I agree but I also don't really want to see anything like that until mTHP is
actually stabilised and the code base is less appalling :)

We've deferred paying down technical debt far too long.

>
> --
> Pedro

Thanks, Lorenzo

Re: [PATCH v2 0/4] mm: introduce mthp_ext via cgroup-bpf to make mTHP more transparent

Posted by Lorenzo Stoakes 1 month ago

Thanks for the series, but overall it's got to be no to this until THP and mTHP
are in more stable shape.

And this is an RFC, you're trying to make really fundamental changes here, it's
almost... rude to do that out of the blue non-RFC'd (unless you're a maintainer
perhaps).

Right now the THP code base is a total mess and mTHP support is not even
properly merged yet (khugepaged support outstanding).

BPF interfaces are permanent, we've tried the 'experimental' thing before, it
doesn't work and we'll not be able to yank it later.

I've said it before, but we really truly need to get THP into better shape
before we can tolerate large new changes, let alone an user-exported interface.

So can we defer this until we're in better shape, and then send that as an RFC
first please?

On Fri, May 08, 2026 at 11:00:51PM +0800, Vernon Yang wrote:
> From: Vernon Yang <yanglincheng@kylinos.cn>
>
> Hi all,
>
> Background
> ==========
>
> As is well known, a system can simultaneously run multiple different
> scenarios. However, THP is not beneficial in every scenario — it is only
> most suitable for memory-intensive applications that are not sensitive
> to tail latency. For example, Redis, which is sensitive to tail latency,
> is not suitable for THP. But in practice, due to Redis issues, the
> entire THP functionality is often turned off, preventing other scenarios
> from benefiting from it.
>
> There are also some embedded scenarios (e.g. Android) that directly use
> 2MB THP, where the granularity is too large. Therefore, we introduced
> mTHP in v6.8, which supports multiple-size THP. In practice, however, we
> still globally fix a single mTHP size and are unable to automatically
> select different mTHP sizes based on different scenarios.
>
> After testing, it was found that
>
> - When the system has a lot of free memory, it is normal for Redis to
>   use mTHP. performance degradation in Redis only occurs when the system
>   is under high memory pressure.
> - Additionally, when a large number of small-memory processes use mTHP,
>   memory waste is prone to occur, and performance degradation may also
>   happen during fast memory allocation/release.
>
> Previously, "Cgroup-based THP control"[1] was proposed, but it had the
> following issues.
>
> - It breaks the cgroup hierarchy property.
> - Add new THP knobs, making sysadmin's job more complex
>
> Previously, "mm, bpf: BPF-MM, BPF-THP"[2] was proposed, but it had the
> following issues.
>
> - It didn't address the issue on the per-process mode.
> - For global mode, the prctl(PR_SET_THP_DISABLE) has already achieved
>   the same objective, there is no need to add two mechanisms for the
>   same purpose.
> - Attaching st_ops to mm_struct, the same issues that cgroup-bpf once
>   faced are likely to arise again, e.g. lifetime of cgroup vs bpf, dying
>   cgroups, wq deadlock, etc. It is recommended to use cgroup-bpf for
>   implementation.
> - Unclear ABI stability guarantees.

Not unclear, any BPF interface is permament.

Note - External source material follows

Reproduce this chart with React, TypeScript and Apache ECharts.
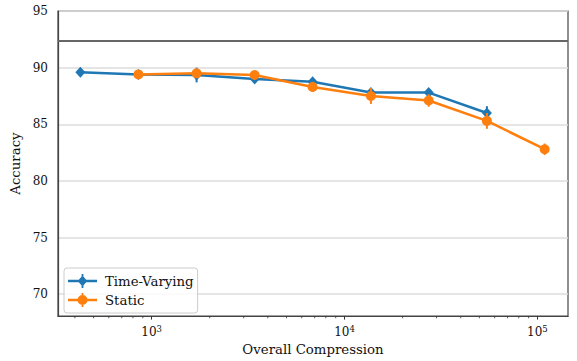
import React, { useEffect, useRef } from 'react';
import * as echarts from 'echarts';

const compression = [427, 854, 1710, 3420, 6830, 13700, 27300, 54700, 109000];
const timeVaryingAcc = [89.6, 89.4, 89.35, 89.0, 88.75, 87.8, 87.8, 86.0, null];
const timeVaryingErr = [0.3, 0.15, 0.65, 0.25, 0.3, 0.3, 0.3, 0.6, null];
const staticAcc = [null, 89.4, 89.5, 89.35, 88.3, 87.5, 87.1, 85.3, 82.8];
const staticErr = [null, 0.15, 0.2, 0.2, 0.45, 0.7, 0.55, 0.7, 0.5];
const referenceAcc = 92.33;
const yTicks = [70, 75, 80, 85, 90, 95];
const xMajorTicks = [1000, 10000, 100000];
const xMinorTicks = [
  400, 500, 600, 700, 800, 900,
  2000, 3000, 4000, 5000, 6000, 7000, 8000, 9000,
  20000, 30000, 40000, 50000, 60000, 70000, 80000, 90000,
];

const X_MIN = 327;
const X_MAX = 144000;
const Y_MIN = 68.07;
const Y_MAX = 95;

const BLUE = '#1f77b4';
const ORANGE = '#ff7f0e';
const FONT = 'DejaVu Serif';

const pairs = (acc: (number | null)[]) =>
  compression.map((c, i) => (acc[i] == null ? null : [c, acc[i]])).filter((d) => d !== null);
const errTriples = (acc: (number | null)[], err: (number | null)[]) =>
  compression
    .map((c, i) => (acc[i] == null ? null : [c, acc[i], err[i]]))
    .filter((d) => d !== null);

const errRender = (color: string) => (params: any, api: any) => {
  const x = api.value(0);
  const y = api.value(1);
  const e = api.value(2);
  const p1 = api.coord([x, y - e]);
  const p2 = api.coord([x, y + e]);
  return {
    type: 'line',
    shape: { x1: p1[0], y1: p1[1], x2: p2[0], y2: p2[1] },
    style: { stroke: color, lineWidth: 2 },
  };
};

const LINE_PART = 'M0 5.8 H29 V8.2 H0 Z M13.6 0 H15.4 V14 H13.6 Z';
const diamondIcon = 'path://' + LINE_PART + ' M14.5 1.5 L19.3 7 L14.5 12.5 L9.7 7 Z';
const circleIcon =
  'path://' + LINE_PART + ' M9.5 7 A5 5 0 1 1 19.5 7 A5 5 0 1 1 9.5 7 Z';

export default function App() {
  const ref = useRef<HTMLDivElement>(null);
  useEffect(() => {
    if (!ref.current) return;
    const chart = echarts.init(ref.current, undefined, { renderer: 'svg' });
    chart.setOption({
      animation: false,
      backgroundColor: '#fff',
      textStyle: { fontFamily: FONT },
      grid: {
        left: 58,
        right: 9,
        top: 11,
        bottom: 43,
        show: true,
        borderColor: '#444',
        borderWidth: 1.2,
        backgroundColor: 'transparent',
      },
      legend: {
        orient: 'vertical',
        left: 64,
        top: 268,
        padding: [6, 4, 6, 4],
        itemGap: 5,
        itemWidth: 29,
        itemHeight: 14,
        borderColor: '#ccc',
        borderWidth: 1,
        borderRadius: 3,
        backgroundColor: 'rgba(255,255,255,0.85)',
        textStyle: { fontFamily: FONT, fontSize: 13.3, color: '#111', padding: [0, 0, 0, 3], lineHeight: 14 },
        data: [
          { name: 'Time-Varying', icon: diamondIcon },
          { name: 'Static', icon: circleIcon },
        ],
      },
      xAxis: {
        type: 'log',
        logBase: 10,
        min: X_MIN,
        max: X_MAX,
        name: 'Overall Compression',
        nameLocation: 'middle',
        nameGap: 26,
        nameTextStyle: { fontFamily: FONT, fontSize: 13.3, color: '#111' },
        axisLine: { show: true, lineStyle: { color: '#444', width: 1.2 } },
        axisTick: {
          show: true,
          inside: false,
          length: 3.5,
          lineStyle: { color: '#333', width: 1 },
          customValues: xMajorTicks,
        },
        axisLabel: {
          customValues: xMajorTicks,
          margin: 8,
          fontFamily: FONT,
          formatter: (v: number) => '{b|10}{s|' + Math.round(Math.log10(v)) + '}',
          rich: {
            b: { fontFamily: FONT, fontSize: 12, color: '#111' },
            s: { fontFamily: FONT, fontSize: 8.5, color: '#111', padding: [0, 0, 7, 0] },
          },
        },
        splitLine: { show: false },
      },
      yAxis: {
        type: 'value',
        min: Y_MIN,
        max: Y_MAX,
        name: 'Accuracy',
        nameLocation: 'middle',
        nameGap: 31,
        nameTextStyle: { fontFamily: FONT, fontSize: 13.3, color: '#111' },
        axisLine: { show: true, lineStyle: { color: '#444', width: 1.2 } },
        axisTick: { show: false, customValues: yTicks },
        axisLabel: {
          customValues: yTicks,
          fontFamily: FONT,
          fontSize: 12,
          color: '#111',
          margin: 10,
        },
        splitLine: { show: true, lineStyle: { color: '#dcdcdc', width: 1.6 } },
      },
      series: [
        {
          name: 'Time-Varying-err',
          type: 'custom',
          z: 2,
          renderItem: errRender(BLUE),
          encode: { x: 0, y: 1 },
          data: errTriples(timeVaryingAcc, timeVaryingErr),
          silent: true,
        },
        {
          name: 'Time-Varying',
          type: 'line',
          z: 3,
          data: pairs(timeVaryingAcc),
          symbol: 'diamond',
          symbolSize: [10, 11],
          showAllSymbol: true,
          lineStyle: { color: BLUE, width: 2.5 },
          itemStyle: { color: BLUE },
          markLine: {
            silent: true,
            symbol: 'none',
            label: { show: false },
            lineStyle: { color: '#666', width: 2, type: 'solid' },
            data: [{ yAxis: referenceAcc }],
          },
        },
        {
          name: 'Static-err',
          type: 'custom',
          z: 4,
          renderItem: errRender(ORANGE),
          encode: { x: 0, y: 1 },
          data: errTriples(staticAcc, staticErr),
          silent: true,
        },
        {
          name: 'Static',
          type: 'line',
          z: 5,
          data: pairs(staticAcc),
          symbol: 'circle',
          symbolSize: 10,
          showAllSymbol: true,
          lineStyle: { color: ORANGE, width: 2.5 },
          itemStyle: { color: ORANGE },
        },
        {
          name: 'minor-ticks',
          type: 'custom',
          z: 1,
          silent: true,
          clip: false,
          encode: { x: 0, y: 1 },
          data: xMinorTicks.map((v) => [v, Y_MIN]),
          renderItem: (params: any, api: any) => {
            const p = api.coord([api.value(0), api.value(1)]);
            return {
              type: 'line',
              shape: { x1: p[0], y1: p[1], x2: p[0], y2: p[1] + 2.2 },
              style: { stroke: '#333', lineWidth: 0.8 },
            };
          },
        },
      ],
    });
    return () => chart.dispose();
  }, []);
  return <div ref={ref} style={{ width: 577, height: 361, position: 'fixed', left: 0, top: 0 }} />;
}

> - The test cases are too simplistic, lacking eBPF cases similar to real
>   workloads such as sched_ext.
>
> If I miss some thing, please let me know. Thanks!
>
> Solution
> ========
>
> This series will solve all the problems mentioned above.
>
> 1. Using cgroup-bpf to customize mTHP size for different scenarios
> 2. Use a cgroup eBPF program to monitor all sub-cgroups. Sub-cgroups
>    under the same parent-cgroup adopt the same eBPF program. Only multiple
>    sibling-cgroups (where the parent-cgroup has no attached eBPF program)
>    are supported to attach multiple different eBPF programs without
>    breaking the hierarchy property of the cgroup.
> 3. Automatically select different mTHP sizes for different cgroups,
>    let's focus on making them truly transparent.

I don't see how cgroup level control is transparent :) this overall seems like
THP control at cgroup level by the back door, and I thought the cgroup people
were adamently against that.

Personally I think we should actually allow less 'transparent' THP but that's a
debatable subject obviously.

> 4. Design mthp_ext case to address real workload issues and further
>    clear/stabilize the ABI.
>
> The main functions of the mthp_ext are as follows:
>
> - When sub-cgroup is under high memory pressure (default, full 100ms 1s),
>   it will automatically fallback to using 4KB.
> - When the anon+shmem memory usage of sub-cgroup falls below the minimum
>   memory (default 16MB), small-memory processes will automatically
>   fallback to using 4KB.
> - Under normal conditions, when there is no memory pressure and the
>   anon+shmem memory usage exceeds the minimum memory, all mTHP sizes
>   shall be utilized by kernel.
> - Monitor the root-cgroup (/sys/fs/cgroup) directory by default, with
>   support for specifying any cgroup directory.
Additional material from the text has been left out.